1. Рождение фабулы из духа современности
В языке литературной критики и журналистики само слово «фабула» – редкий гость. (Фабула – это цепь событий в хронологической последовательности.) Обычно говорят о сюжете, подразумевая, что высокой литературе забота о фабульном построении несвойственна. Отчетливо выраженная фабульность считается уделом масскульта, авторы которого, может быть, даже и не слыхали о фабуле, но неизменно ее выстраивают, иначе товар не будет принят для реализации.
Но так было не всегда. Бесфабульность характерна для модернистской прозы и ее мастеров: Пруста, Музиля – лично я высоко ценю. Но бывали в литературе и иные времена. Так, Достоевский неизменно выстраивал динамичную цепь событий, центральным из которых было убийство. И в фундаменте мирового значения классика лежит тот факт, что миллионы читателей отчетливо помнят фабулу «Преступления и наказания» и могут пересказать ее на своем родном языке.
Но вернемся к двадцатому веку. Например, у Каверина любимым произведением был эпистолярный бесфабульный роман «Перед зеркалом». Но читатель проголосовал за «Двух капитанов». Как сказал Шкловский еще во времена Серапионовых братьев: «Каверин – отдельный писатель. Работает сюжетом». Шкловский имел в виду, конечно, фабулу.

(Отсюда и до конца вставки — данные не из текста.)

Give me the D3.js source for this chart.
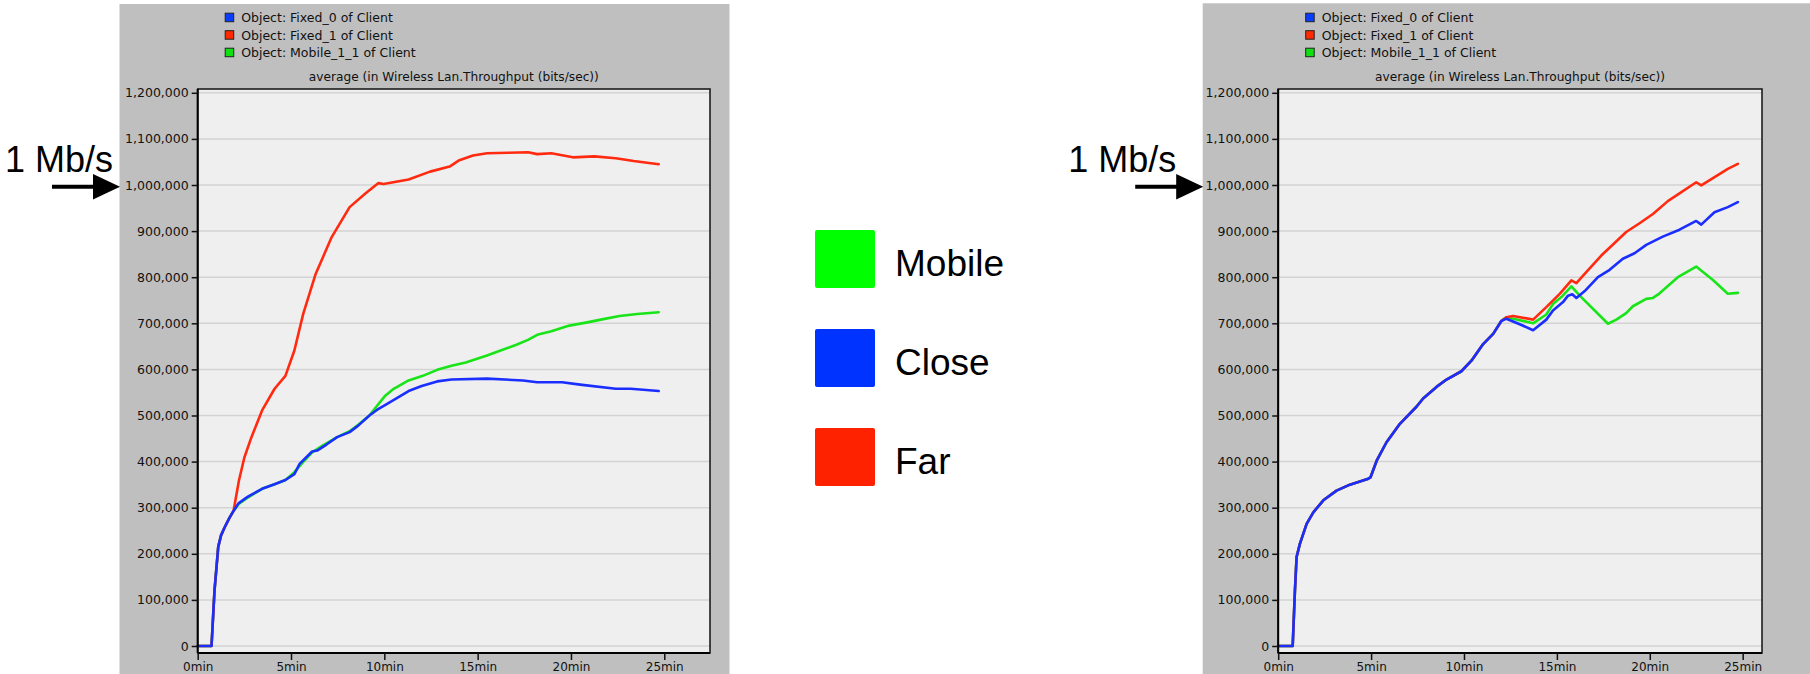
<!DOCTYPE html>
<html>
<head>
<meta charset="utf-8">
<script src="https://cdn.jsdelivr.net/npm/d3@7"></script>
<style>
  body { margin: 0; background: #fff; }
  svg { display: block; }
</style>
</head>
<body>
<svg id="chart" width="1810" height="674"></svg>
<script>
// ---------------- DATA ----------------
const seriesNames = ["Object: Fixed_0 of Client", "Object: Fixed_1 of Client", "Object: Mobile_1_1 of Client"];
const bigLegendLabels = ["Mobile", "Close", "Far"];
const yTicks = [0, 100000, 200000, 300000, 400000, 500000, 600000, 700000, 800000, 900000, 1000000, 1100000, 1200000];
const xTicks = [0, 5, 10, 15, 20, 25];
const yDomain = [0, 1200000];
const leftXMax = 27.45;   // minutes at right edge of left plot
const rightXMax = 26.04;  // minutes at right edge of right plot
const annotationText = "1 Mb/s";
const annotationValue = 1000000;
const titleText = "average (in Wireless Lan.Throughput (bits/sec))";

// Left chart: [minutes, bits/sec]
const leftClose = [[0,0],[0.74,0],[0.9,120000],[1.1,215000],[1.25,240000],[1.44,257000],[1.7,278000],[1.92,293000],
  [2.2,310000],[2.69,324000],[3.45,341000],[4.12,351000],[4.7,360000],[5.18,373000],[5.46,395000],[6.13,422000],
  [6.4,424000],[6.9,437000],[7.47,453000],[8.14,464000],[8.6,478000],[9.2,500000],[9.6,512000],[10.15,525000],
  [11.3,553000],[12.0,564000],[12.83,574000],[13.6,578000],[15.5,580000],[17.43,576000],[18.19,572000],
  [19.53,572000],[20.49,567000],[22.4,558000],[23.2,558000],[24.7,553000]];
const leftFar = [[0,0],[0.74,0],[0.9,120000],[1.1,215000],[1.25,240000],[1.44,257000],[1.7,278000],[1.92,293000],
  [2.21,359000],[2.5,409000],[2.88,453000],[3.45,511000],[4.12,558000],[4.7,586000],[5.18,641000],[5.65,720000],
  [6.32,807000],[7.18,887000],[8.14,952000],[9.0,982000],[9.67,1004000],[9.96,1002000],[11.3,1012000],
  [12.45,1029000],[13.5,1040000],[13.98,1053000],[14.75,1064000],[15.5,1069000],[16.66,1070000],[17.7,1071000],
  [18.19,1067000],[18.95,1069000],[20.1,1060000],[21.25,1062000],[22.4,1058000],[23.36,1052000],[24.7,1045000]];
const leftMobile = [[0,0],[0.74,0],[0.9,120000],[1.1,215000],[1.25,240000],[1.44,257000],[1.7,278000],[1.92,293000],
  [2.2,308000],[2.69,322000],[3.45,341000],[4.12,351000],[4.7,360000],[5.18,377000],[5.56,395000],[6.13,420000],
  [6.71,435000],[7.47,453000],[8.14,466000],[8.6,480000],[9.2,500000],[9.47,514000],[10.05,543000],[10.5,558000],
  [11.3,576000],[12.06,586000],[12.83,599000],[13.6,608000],[14.36,615000],[15.5,630000],[16.3,642000],
  [17.04,653000],[17.7,664000],[18.19,675000],[18.95,683000],[19.91,695000],[20.87,702000],[21.6,708000],
  [22.6,716000],[23.55,720000],[24.7,724000]];

// Right chart: [minutes, bits/sec]
const rightClose = [[0,0],[0.78,0],[0.9,120000],[0.99,193000],[1.17,222000],[1.53,265000],[1.89,290000],[2.43,316000],
  [3.14,337000],[3.86,350000],[4.85,363000],[4.97,366000],[5.3,402000],[5.83,442000],[6.55,482000],[7.44,519000],
  [7.8,537000],[8.52,562000],[9.06,578000],[9.86,596000],[10.4,619000],[11.03,655000],[11.57,677000],[12.01,705000],
  [12.28,710000],[13.0,698000],[13.72,685000],[14.43,708000],[14.79,728000],[15.33,746000],[15.6,760000],
  [15.83,763000],[16.05,755000],[16.5,770000],[17.21,800000],[17.84,816000],[18.55,840000],[19.18,852000],
  [19.81,870000],[20.7,888000],[21.6,903000],[22.5,922000],[22.77,914000],[23.48,941000],[24.2,952000],[24.74,963000]];
const rightFar = [[0,0],[0.78,0],[0.9,120000],[0.99,193000],[1.17,222000],[1.53,265000],[1.89,290000],[2.43,316000],
  [3.14,337000],[3.86,350000],[4.85,363000],[4.97,366000],[5.3,402000],[5.83,442000],[6.55,482000],[7.44,519000],
  [7.8,537000],[8.52,562000],[9.06,578000],[9.86,596000],[10.4,619000],[11.03,655000],[11.57,677000],[12.01,705000],
  [12.28,713000],[12.64,716000],[13.72,708000],[14.43,735000],[15.15,764000],[15.78,793000],[16.05,787000],
  [16.58,811000],[17.39,847000],[18.02,871000],[18.73,898000],[19.45,917000],[20.17,937000],[20.97,965000],
  [21.6,982000],[22.5,1006000],[22.77,999000],[23.4,1015000],[24.2,1035000],[24.74,1046000]];
const rightMobile = [[0,0],[0.78,0],[0.9,120000],[0.99,193000],[1.17,222000],[1.53,265000],[1.89,290000],[2.43,316000],
  [3.14,337000],[3.86,350000],[4.85,363000],[4.97,366000],[5.3,402000],[5.83,442000],[6.55,482000],[7.44,519000],
  [7.8,537000],[8.52,562000],[9.06,578000],[9.86,596000],[10.4,619000],[11.03,655000],[11.57,677000],[12.01,705000],
  [12.28,713000],[12.64,710000],[13.72,700000],[14.43,719000],[14.79,742000],[15.24,757000],[15.78,780000],
  [16.23,760000],[17.75,699000],[18.2,708000],[18.73,722000],[19.09,737000],[19.81,753000],[20.17,755000],
  [20.53,765000],[21.51,800000],[22.5,823000],[23.4,794000],[24.2,764000],[24.74,766000]];

// ---------------- STYLE ----------------
const lineColors = { close: "#1a2eff", far: "#ff2a10", mobile: "#18e418" };
const legendSwatch = ["#0a3cff", "#ff2a00", "#10e010"];
const bigSwatch = ["#00ff00", "#0033ff", "#ff2200"];
const smallFont = "'DejaVu Sans', sans-serif";
const bigFont = "'Liberation Sans', Arial, sans-serif";

const svg = d3.select("#chart");

function drawPanel(cfg) {
  const g = svg.append("g");
  // grey panel
  g.append("rect").attr("x", cfg.panel[0]).attr("y", cfg.panel[1])
    .attr("width", cfg.panel[2] - cfg.panel[0]).attr("height", cfg.panel[3] - cfg.panel[1])
    .attr("fill", "#bfbfbf");

  const x = d3.scaleLinear().domain([0, cfg.xMax]).range([cfg.plot[0], cfg.plot[2]]);
  const y = d3.scaleLinear().domain(yDomain).range([646, 92.8]);

  // plot background
  g.append("rect").attr("x", cfg.plot[0]).attr("y", cfg.plot[1])
    .attr("width", cfg.plot[2] - cfg.plot[0]).attr("height", cfg.plot[3] - cfg.plot[1])
    .attr("fill", "#efefef");

  // gridlines
  g.append("g").selectAll("line").data(yTicks).join("line")
    .attr("x1", cfg.plot[0]).attr("x2", cfg.plot[2])
    .attr("y1", d => y(d)).attr("y2", d => y(d))
    .attr("stroke", "#d3d3d3").attr("stroke-width", 1.5);

  // series lines
  const line = d3.line().x(d => x(d[0])).y(d => y(d[1]));
  const order = [["mobile", cfg.mobile], ["far", cfg.far], ["close", cfg.close]];
  order.forEach(([k, data]) => {
    g.append("path").datum(data).attr("d", line).attr("fill", "none")
      .attr("stroke", lineColors[k]).attr("stroke-width", 2.6)
      .attr("stroke-linejoin", "round").attr("stroke-linecap", "round");
  });

  // frame
  g.append("rect").attr("x", cfg.plot[0]).attr("y", cfg.plot[1])
    .attr("width", cfg.plot[2] - cfg.plot[0]).attr("height", cfg.plot[3] - cfg.plot[1])
    .attr("fill", "none").attr("stroke", "#111").attr("stroke-width", 1.5);
  g.append("line").attr("x1", cfg.plot[0]).attr("x2", cfg.plot[0]).attr("y1", cfg.plot[1]).attr("y2", cfg.plot[3])
    .attr("stroke", "#000").attr("stroke-width", 2);
  g.append("line").attr("x1", cfg.plot[0]).attr("x2", cfg.plot[2]).attr("y1", cfg.plot[3]).attr("y2", cfg.plot[3])
    .attr("stroke", "#000").attr("stroke-width", 2);

  // axes
  const yAxis = g.append("g").attr("transform", `translate(${cfg.plot[0]},0)`)
    .call(d3.axisLeft(y).tickValues(yTicks).tickFormat(d3.format(",")).tickSize(6).tickPadding(3));
  const xAxis = g.append("g").attr("transform", `translate(0,${cfg.plot[3]})`)
    .call(d3.axisBottom(x).tickValues(xTicks).tickFormat(d => d + "min").tickSize(7).tickPadding(2));
  [yAxis, xAxis].forEach(a => {
    a.select(".domain").remove();
    a.selectAll(".tick line").attr("stroke", "#111").attr("stroke-width", 1.5);
    a.selectAll(".tick text").attr("fill", "#111").style("font-family", smallFont).style("font-size", "12.5px");
  });
  xAxis.selectAll(".tick text").style("font-size", "12px");

  // title
  g.append("text").attr("x", (cfg.plot[0] + cfg.plot[2]) / 2).attr("y", 81)
    .attr("text-anchor", "middle").attr("fill", "#111")
    .style("font-family", smallFont).style("font-size", "12.2px").text(titleText);

  // legend
  const lg = g.append("g");
  seriesNames.forEach((name, i) => {
    const by = 22 + i * 17.5;
    lg.append("rect").attr("x", cfg.plot[0] + 27.5).attr("y", by - 8.8).attr("width", 8.5).attr("height", 8.5)
      .attr("fill", legendSwatch[i]).attr("stroke", "#222").attr("stroke-width", 1);
    lg.append("text").attr("x", cfg.plot[0] + 43.5).attr("y", by).attr("fill", "#111")
      .style("font-family", smallFont).style("font-size", "12.5px").text(name);
  });

  // annotation "1 Mb/s" with arrow
  const ay = y(annotationValue) + 1.7;
  const tip = cfg.panel[0] + 0.5;
  g.append("text").attr("x", cfg.annoX).attr("y", 171.7).attr("fill", "#000")
    .style("font-family", bigFont).style("font-size", "36px").text(annotationText);
  g.append("line").attr("x1", tip - 68).attr("x2", tip - 22).attr("y1", ay).attr("y2", ay)
    .attr("stroke", "#000").attr("stroke-width", 4);
  g.append("path").attr("d", `M${tip},${ay} L${tip - 27},${ay - 12.8} L${tip - 27},${ay + 12.8} Z`).attr("fill", "#000");
}

drawPanel({ panel: [119.5, 4, 729.5, 674], plot: [197.7, 89, 710, 653], xMax: leftXMax,
  close: leftClose, far: leftFar, mobile: leftMobile, annoX: 5 });
drawPanel({ panel: [1202.7, 3.3, 1810, 674], plot: [1278.2, 89, 1762, 653], xMax: rightXMax,
  close: rightClose, far: rightFar, mobile: rightMobile, annoX: 1068.3 });

// big central legend
const big = svg.append("g");
bigLegendLabels.forEach((lab, i) => {
  const top = 230 + i * 99;
  big.append("rect").attr("x", 815).attr("y", top).attr("width", 60).attr("height", 58).attr("rx", 2)
    .attr("fill", bigSwatch[i]);
  big.append("text").attr("x", 895).attr("y", top + 45.5).attr("fill", "#000")
    .style("font-family", bigFont).style("font-size", "37px").text(lab);
});
</script>
</body>
</html>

В самом первичном смысле фабульность – это наличие конфликта, завязки и развязки, какого-то количества перипетий, то есть перемен ситуации на сто восемьдесят градусов. Иными словами, это драматический элемент прозаического повествования. Его наличие определяет читательский успех таких прозаиков, как Людмила Улицкая и Дина Рубина, чьи имена в первую очередь всплывают в разговоре с читателем достаточно интеллигентным и разборчивым, но при этом не специализированным. С теми, кто не «изучает» современную словесность, а просто читает ее. «Не по службе, а по душе».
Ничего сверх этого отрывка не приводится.